___ Given data
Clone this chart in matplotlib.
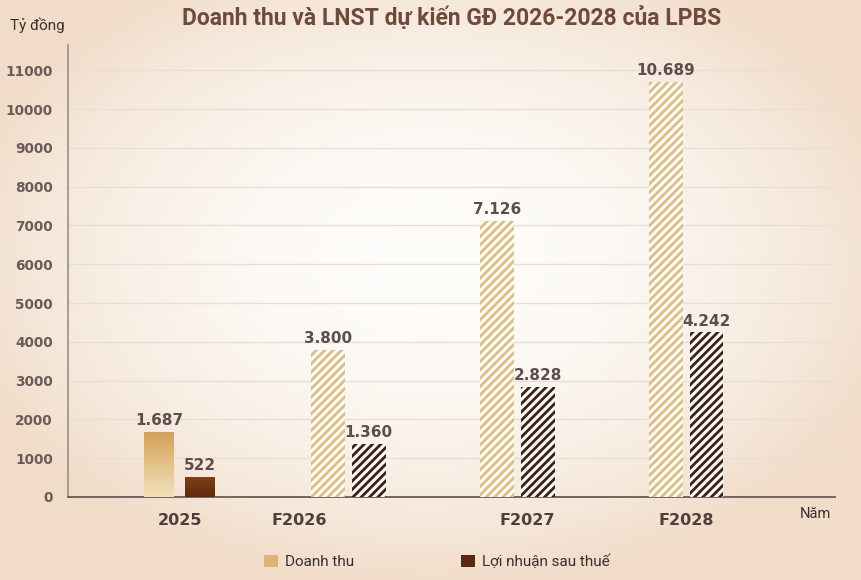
import numpy as np
import matplotlib
matplotlib.use("Agg")
import matplotlib.pyplot as plt
from matplotlib.patches import Patch
from matplotlib.colors import LinearSegmentedColormap

categories = ["2025", "F2026", "F2027", "F2028"]
doanh_thu = [1687, 3800, 7126, 10689]
lnst = [522, 1360, 2828, 4242]
forecast = [False, True, True, True]
yticks = list(range(0, 11001, 1000))
series_names = ["Doanh thu", "Lợi nhuận sau thuế"]

def fmt(v):
    return f"{v:,}".replace(",", ".")

plt.rcParams['font.family'] = ['DejaVu Sans']
plt.rcParams['hatch.linewidth'] = 2.0

fig = plt.figure(figsize=(8.61, 5.8), dpi=100)

# background gradient
bg = fig.add_axes([0, 0, 1, 1], zorder=-10)
bg.set_axis_off()
ny, nx = 290, 430
yy, xx = np.mgrid[0:1:ny*1j, 0:1:nx*1j]
d = np.sqrt(((xx - 0.5) / 0.8) ** 2 + ((yy - 0.45) / 0.8) ** 2)
d = np.clip(d / 0.7, 0, 1) ** 2.0
c_in = np.array([0.995, 0.99, 0.98])
c_out = np.array([0.945, 0.865, 0.79])
img = c_in[None, None, :] * (1 - d[..., None]) + c_out[None, None, :] * d[..., None]
bg.imshow(img, extent=[0, 1, 0, 1], aspect='auto', origin='upper')
bg.set_xlim(0, 1); bg.set_ylim(0, 1)

ax = fig.add_axes([68/861, 1 - 497/580, (835-68)/861, (497-45)/580])
ax.patch.set_alpha(0)
x = np.arange(len(categories))
w = 0.2
off = 0.12

for s in ['top', 'right']:
    ax.spines[s].set_visible(False)
ax.spines['left'].set_color('#9a8e88')
ax.spines['left'].set_linewidth(1.2)
ax.spines['bottom'].set_color('#6a5a55')
ax.spines['bottom'].set_linewidth(1.3)
ax.set_yticks(yticks)
ax.set_yticklabels([str(t) for t in yticks], fontsize=9.8, fontweight='bold', color='#6a5a58')
ax.tick_params(axis='y', length=0, pad=11)
for t in yticks[1:]:
    ax.axhline(t, color='#e6dfd9', lw=1.0, zorder=0)

cm_dt = LinearSegmentedColormap.from_list('dt', ['#f4e2bb', '#d3a05a'])
cm_ln = LinearSegmentedColormap.from_list('ln', ['#5e2a0c', '#7e4216'])

for i in range(len(categories)):
    for j, (vals, col_h, cmap) in enumerate([(doanh_thu, '#d9be86', cm_dt), (lnst, '#3a2218', cm_ln)]):
        xc = x[i] + (-off if j == 0 else off)
        v = vals[i]
        if forecast[i]:
            b = ax.bar(xc, v, w, color='#fdfaf6', edgecolor=col_h, hatch='////', linewidth=0, zorder=3)
        else:
            b = ax.bar(xc, v, w * 0.88, color='none', linewidth=0, zorder=3)
            grad = np.linspace(0, 1, 100).reshape(-1, 1)
            im = ax.imshow(grad, cmap=cmap, extent=[xc - w/2, xc + w/2, 0, v], origin='lower',
                           aspect='auto', zorder=3)
            im.set_clip_path(b.patches[0])
        ax.text(xc, v + 100, fmt(v), ha='center', va='bottom', fontsize=11, fontweight='bold',
                color='#5c4e4c', zorder=5)

ax.set_xlim(-0.66, 3.88)
ax.set_ylim(0, 11650)
ax.set_xticks([])
label_pos = [0.0, 0.71, 2.06, 3.0]
for p, c in zip(label_pos, categories):
    ax.text(p, -600, c, ha='center', va='center', fontsize=11.5, fontweight='bold', color='#4e3e3c')

fig.text(452/861, 1 - 18/580, "Doanh thu và LNST dự kiến GĐ 2026-2028 của LPBS", ha='center', va='center',
         fontsize=16.5, fontweight='bold', color='#6e4a3c', family=['Roboto', 'DejaVu Sans'])
fig.text(10/861, 1 - 25/580, "Tỷ đồng", ha='left', va='center', fontsize=11, color='#3a2e2c',
         family=['Roboto', 'DejaVu Sans'])
fig.text(800/861, 1 - 514/580, "Năm", ha='left', va='center', fontsize=10.5, color='#3a2e2c',
         family=['Roboto', 'DejaVu Sans'])

handles = [Patch(facecolor='#dbb575', edgecolor='none'), Patch(facecolor='#5a2810', edgecolor='none')]
fig.legend(handles, series_names, loc='center', bbox_to_anchor=(437/861, 1 - 562/580), ncol=2,
           frameon=False, handlelength=0.9, handleheight=0.9, handletextpad=0.45,
           columnspacing=7.0, prop={'family': ['Roboto', 'DejaVu Sans'], 'size': 11})
for t in fig.legends[0].get_texts():
    t.set_color('#3a2e2c')

fig.savefig("out.png", dpi=100)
______
* [What to do]:
From the first line above to the line containing "plt.rcParams['hatch.linewidth'] = 2.0", repeat each line exactly. Pictures stay out.

* [Result of the task]:
Clone this chart in matplotlib.
import numpy as np
import matplotlib
matplotlib.use("Agg")
import matplotlib.pyplot as plt
from matplotlib.patches import Patch
from matplotlib.colors import LinearSegmentedColormap

categories = ["2025", "F2026", "F2027", "F2028"]
doanh_thu = [1687, 3800, 7126, 10689]
lnst = [522, 1360, 2828, 4242]
forecast = [False, True, True, True]
yticks = list(range(0, 11001, 1000))
series_names = ["Doanh thu", "Lợi nhuận sau thuế"]

def fmt(v):
    return f"{v:,}".replace(",", ".")

plt.rcParams['font.family'] = ['DejaVu Sans']
plt.rcParams['hatch.linewidth'] = 2.0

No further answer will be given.